Литмир - Электронная Библиотека
A
A

Если этакое благолепие царило в греческих храмах и в X веке, то надо удивляться послам нашего князя Владимира, которых так умилило греческое богослужение, — сказал я корпусному священнику, имевшему теперь случай наблюдать церковные нравы на родине русского православия.

У о. Андроника никак не налаживалась смычка с греческим духовенством, от которого он рассчитывал получить хоть какую-нибудь материальную поддержку. Корыстолюбивые «папазы» (попы), как и их паства, в своих единоверцах русских видели только выгодных контрагентов для купли-продажи и вступали с ними только в коммерческие сношения. Один мудросский иерей, не мудрствуя лукаво, открыл ларек в районе нашего штаба, подле того шатра, где жил о. Андроник.
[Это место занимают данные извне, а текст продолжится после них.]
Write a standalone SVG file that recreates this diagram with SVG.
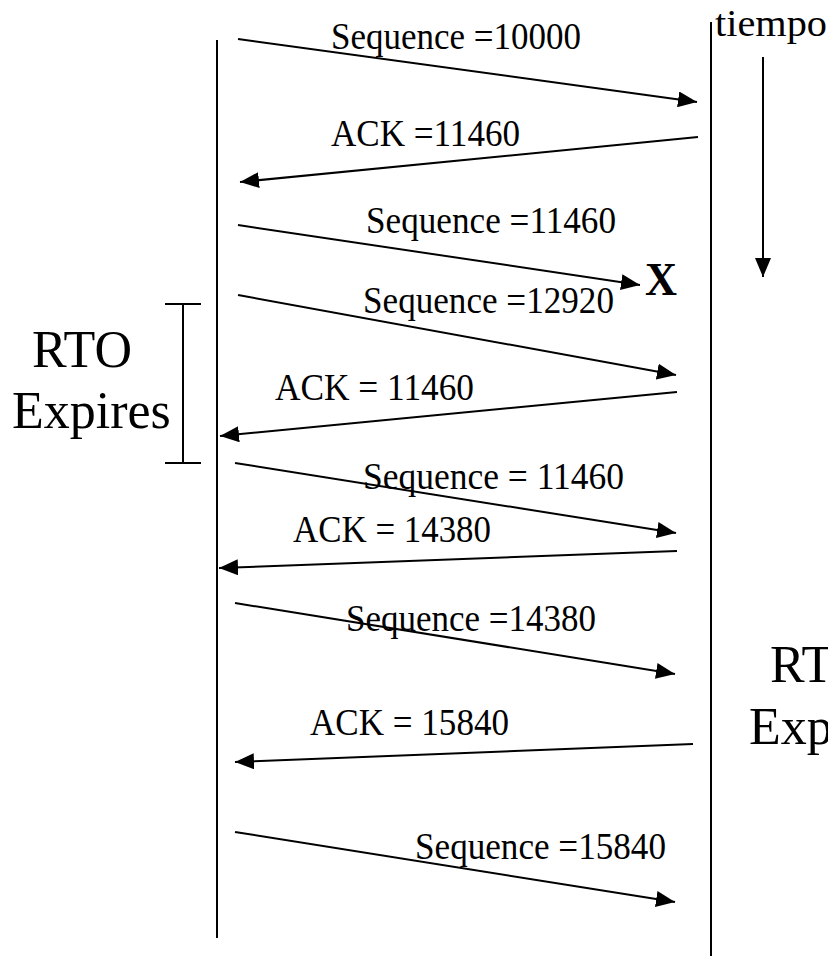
<svg xmlns="http://www.w3.org/2000/svg" width="828" height="956" viewBox="0 0 828 956">
  <style>
    .lbl { font-family: "Liberation Serif", "Times New Roman", serif; font-size: 37px; fill: #000; }
    .big { font-family: "Liberation Serif", "Times New Roman", serif; font-size: 52px; fill: #000; }
    .msg { stroke: #000; stroke-width: 2; fill: none; marker-end: url(#ah); }
    .life { stroke: #000; stroke-width: 2; fill: none; }
  </style>
  <defs>
    <marker id="ah" markerUnits="userSpaceOnUse" markerWidth="19" markerHeight="16" refX="19" refY="8" orient="auto">
      <path d="M0,0 L19,8 L0,16 Z" fill="#000"/>
    </marker>
  </defs>
  <rect x="0" y="0" width="828" height="956" fill="#fff"/>

  <g id="sender-lifeline">
    <line class="life" x1="217" y1="40" x2="217" y2="938"/>
  </g>
  <g id="receiver-lifeline">
    <line class="life" x1="711" y1="22" x2="711" y2="956"/>
  </g>

  <g id="time-axis">
    <text class="lbl" x="715" y="36" textLength="112" lengthAdjust="spacingAndGlyphs">tiempo</text>
    <line class="msg" x1="763" y1="57" x2="763" y2="277"/>
  </g>

  <g id="rto-left">
    <line class="life" x1="183" y1="304" x2="183" y2="463"/>
    <line class="life" x1="165" y1="304" x2="201" y2="304"/>
    <line class="life" x1="165" y1="463" x2="201" y2="463"/>
    <text class="big" x="32" y="367">RTO</text>
    <text class="big" x="12" y="428">Expires</text>
  </g>

  <g id="rto-right">
    <text class="big" x="770" y="682">RTO</text>
    <text class="big" x="749" y="744">Expires</text>
  </g>

  <g id="loss-mark">
    <text x="645" y="295" font-family="Liberation Serif, Times New Roman, serif" font-size="47" font-weight="bold" textLength="32" lengthAdjust="spacingAndGlyphs">X</text>
  </g>

  <g id="connectors">
    <line class="msg" x1="238" y1="39" x2="697" y2="102"/>
    <line class="msg" x1="698" y1="137" x2="240" y2="182"/>
    <line class="msg" x1="238" y1="225" x2="640" y2="285"/>
    <line class="msg" x1="238" y1="295" x2="676" y2="375"/>
    <line class="msg" x1="677" y1="392" x2="220" y2="436"/>
    <line class="msg" x1="235" y1="463" x2="676" y2="533"/>
    <line class="msg" x1="677" y1="551" x2="219" y2="568"/>
    <line class="msg" x1="235" y1="603" x2="675" y2="674"/>
    <line class="msg" x1="693" y1="744" x2="235" y2="762"/>
    <line class="msg" x1="235" y1="832" x2="675" y2="902"/>
  </g>

  <g id="message-labels">
    <text class="lbl" x="331" y="49" textLength="250" lengthAdjust="spacingAndGlyphs">Sequence =10000</text>
    <text class="lbl" x="331" y="146" textLength="189" lengthAdjust="spacingAndGlyphs">ACK =11460</text>
    <text class="lbl" x="366" y="233" textLength="250" lengthAdjust="spacingAndGlyphs">Sequence =11460</text>
    <text class="lbl" x="363" y="313" textLength="251" lengthAdjust="spacingAndGlyphs">Sequence =12920</text>
    <text class="lbl" x="275" y="400" textLength="199" lengthAdjust="spacingAndGlyphs">ACK = 11460</text>
    <text class="lbl" x="363" y="489" textLength="261" lengthAdjust="spacingAndGlyphs">Sequence = 11460</text>
    <text class="lbl" x="293" y="542" textLength="198" lengthAdjust="spacingAndGlyphs">ACK = 14380</text>
    <text class="lbl" x="346" y="631" textLength="250" lengthAdjust="spacingAndGlyphs">Sequence =14380</text>
    <text class="lbl" x="310" y="735" textLength="199" lengthAdjust="spacingAndGlyphs">ACK = 15840</text>
    <text class="lbl" x="415" y="859" textLength="251" lengthAdjust="spacingAndGlyphs">Sequence =15840</text>
  </g>
</svg>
К великому смущению последнего рясофорный торгаш, потрясая своей камилавкой, отвешивал сыр, маслины, хлеб или, усевшись возле ларька на плиты, меланхолично тянул папиросу в ожидании покупателя.

Зато сам о. Андроник пока еще сохранял достоинство своего сана. Греческие власти отвели ему старую городскую церковь, в которой он служил так чинно и благолепно, что греки, хоть и не понимали ничего, но толпами стремились к нему и даже остерегались чересчур бесчинствовать в храме. Он до того растягивал церковные службы, что ген. Абрамов просил его хоть для Пасхи несколько сократить церковный ритуал.
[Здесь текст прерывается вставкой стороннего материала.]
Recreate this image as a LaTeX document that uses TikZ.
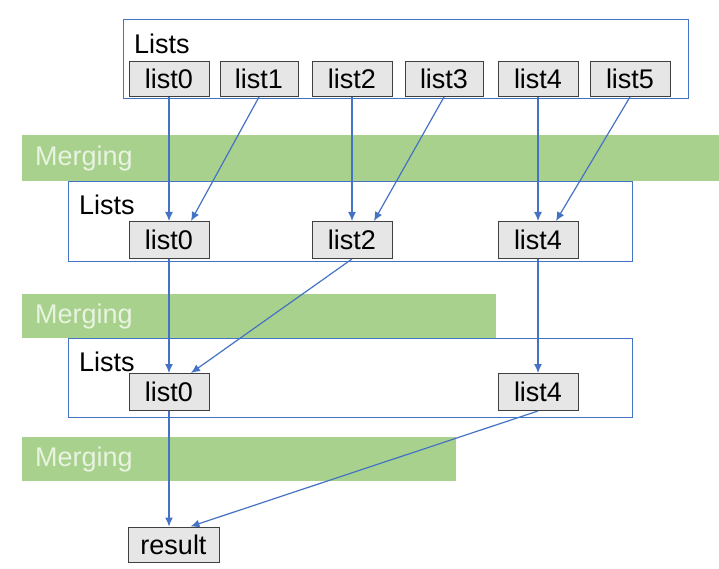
\documentclass[tikz,border=0pt]{standalone}
\usepackage{fontspec}
\setmainfont{Liberation Sans}
\usetikzlibrary{positioning, arrows.meta}

\definecolor{linkblue}{HTML}{4472C4}
\definecolor{bandgreen}{HTML}{A9D18E}
\definecolor{bandtext}{HTML}{E8F3E0}
\definecolor{boxgray}{HTML}{E7E6E6}

\tikzset{
  listbox/.style={draw=black!75, fill=boxgray, line width=1pt, minimum width=80pt, minimum height=35pt, inner sep=0pt, font=\fontsize{27}{31}\selectfont},
  group/.style={draw=linkblue, fill=white, line width=0.9pt, anchor=north west, inner sep=0pt},
  grouplabel/.style={anchor=west, inner sep=0pt, font=\fontsize{27}{31}\selectfont},
  band/.style={fill=bandgreen},
  bandlabel/.style={anchor=west, inner sep=0pt, text=bandtext, font=\fontsize{27}{31}\selectfont},
  link/.style={draw=linkblue, line width=1.2pt, -{Latex[length=9pt, width=8pt]}},
}

\begin{document}
\begin{tikzpicture}[x=1pt, y=-1pt]
    \useasboundingbox (0,0) rectangle (719,569);

    % merging bands
    \fill[band] (22,135) rectangle (719,181);
    \fill[band] (22,294) rectangle (496,338);
    \fill[band] (22,437) rectangle (456,481);
    \node[bandlabel] (merge1) at (35,159) {Merging};
    \node[bandlabel] (merge2) at (35,317) {Merging};
    \node[bandlabel] (merge3) at (35,460) {Merging};

    % list containers
    \node[group, minimum width=565pt, minimum height=79pt] (lists1) at (123,19) {};
    \node[group, minimum width=564pt, minimum height=80pt] (lists2) at (68,181) {};
    \node[group, minimum width=564pt, minimum height=79pt] (lists3) at (68,338) {};
    \node[grouplabel] (title1) at (134,44) {Lists};
    \node[grouplabel] (title2) at (79,205) {Lists};
    \node[grouplabel] (title3) at (79,362) {Lists};

    % first level
    \node[listbox] (a0) at (169,79) {list0};
    \node[listbox, minimum width=78pt] (a1) at (259,79) {list1};
    \node[listbox] (a2) at (352,79) {list2};
    \node[listbox, minimum width=78pt] (a3) at (444,79) {list3};
    \node[listbox] (a4) at (538,79) {list4};
    \node[listbox] (a5) at (630,79) {list5};

    % second level
    \node[listbox, minimum height=37pt] (b0) at (169,240) {list0};
    \node[listbox, minimum height=37pt] (b2) at (352,240) {list2};
    \node[listbox, minimum height=37pt] (b4) at (538,240) {list4};

    % third level
    \node[listbox, minimum height=37pt] (c0) at (169,392) {list0};
    \node[listbox, minimum height=37pt] (c4) at (538,392) {list4};

    \node[listbox, minimum width=91pt] (res) at (173.5,544.5) {result};

    \draw[link] (a0) -- (b0);
    \draw[link] (a1.south) -- ([xshift=22pt]b0.north);
    \draw[link] (a2) -- (b2);
    \draw[link] (a3.south) -- ([xshift=22pt]b2.north);
    \draw[link] (a4) -- (b4);
    \draw[link] (a5.south) -- ([xshift=18pt]b4.north);

    \draw[link] (b0) -- (c0);
    \draw[link] (b2.south) -- ([xshift=22pt]c0.north);
    \draw[link] (b4) -- (c4);

    \draw[link] (c0.south) -- ([xshift=-4.5pt]res.north);
    \draw[link] (c4.south) -- ([xshift=17pt]res.north);
\end{tikzpicture}
\end{document}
На второй день праздника на остров прибыл с Афона «архипастырь христолюбивого воинства» Вениамин. Он отслужил торжественное молебствие в соборной церкви и сказал нам проповедь.

— Когда Христос умер и его погребли, казалось, цель его врагов была достигнута. Не стало того, кто ратовал против первосвященников и фарисеев. Однако были ли они спокойны? Нет! Они предчувствовали его воскресение и волновались. Вспомните, как они ходили к Пилату, просили запечатать гроб, просили даже стражу для охраны гроба. Они чего-то ждали, чего-то страшного для себя. Так и наши враги. Мы покинули Россию, мы вдали от нее, нас как бы в живых нет. Но спокойны ли большевики? Тоже нет, как и враги христовы. Они мечутся, они заявляют протесты против пребывания нашей армии в проливах. Они, как старейшины еврейские, хотели бы вбить в наше тело осиновый кол. Ибо мы и теперь страшны им. Ибо они предчувствуют, что мы воскреснем для России, как воскрес Христос для всего человечества.
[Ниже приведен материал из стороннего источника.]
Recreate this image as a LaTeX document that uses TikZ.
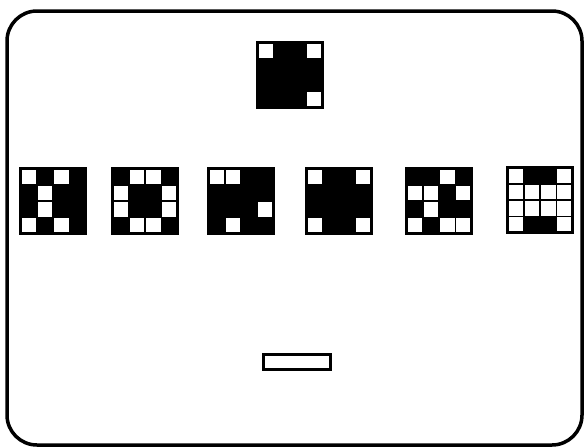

— Только-то и всего! — разочарованно говорили офицеры, ожидавшие услышать от столь близкого к Врангелю человека какие-нибудь новости, касающиеся дальнейших судеб остатков армии.

На Пасхе мы развлекались не только религиозными церемониями. К этому времени и на Лемносе стали устраиваться театральные зрелища. В штабе корпуса праздничный концерт, в присутствии французских властей, прошел очень торжественно, но не без скандалов. Умирающий военный быт старой царской России пел свою лебединую песнь, не отступая ни на одну йоту от своих вековых традиций. Места в театре (длинном портовом бараке) были распределены поименно, строго по чинам. Первые четыре ряда предназначались исключительно для генералов, далее сидели полковники с более почтенным служебным положением и т. д.

Жены занимали места соответственно рангу мужей, из-за чего возникло много мелких дрязг и ссор. Простые офицеры, а тем более казаки, не допускались даже и близко к этой ярмарке дешевого тщеславия. Когда в «театр» вошла, разумеется, позже всех, — кого требовал тон, — жена начальника штаба, М-me Говорова, напускавшая на себя павлинье величие, ее встретили шиканьем. Даже цвет корпуса уже не стеснялся вслух высказывать свои чувства!

— Картинка! — пронеслось по рядам.

Так звали эту надутую барыню за то, что она была не только разодета, как кукла, но и разрисована.

Едва начался концерт, как на крышу «театра» посыпался каменный дождь. Это протестовали низы против верхов, которые и при теперешних обстоятельствах корчили из себя существ высшего порядка. Концерт прошел под неприятный аккомпанемент этого протеста.

Исполнители предполагали включить в программу парадного вечера несколько интересных номеров, вроде песенок на злободневные темы, шаржей на французов, но ген. Говоров вычеркнул всю эту, так он выразился, «погромную поэзию». Зато в дивизиях, особенно на кубанской стороне, очень зло высмеивали и ген. Шарпи, и ген. Бруссо, и «благородную» Францию.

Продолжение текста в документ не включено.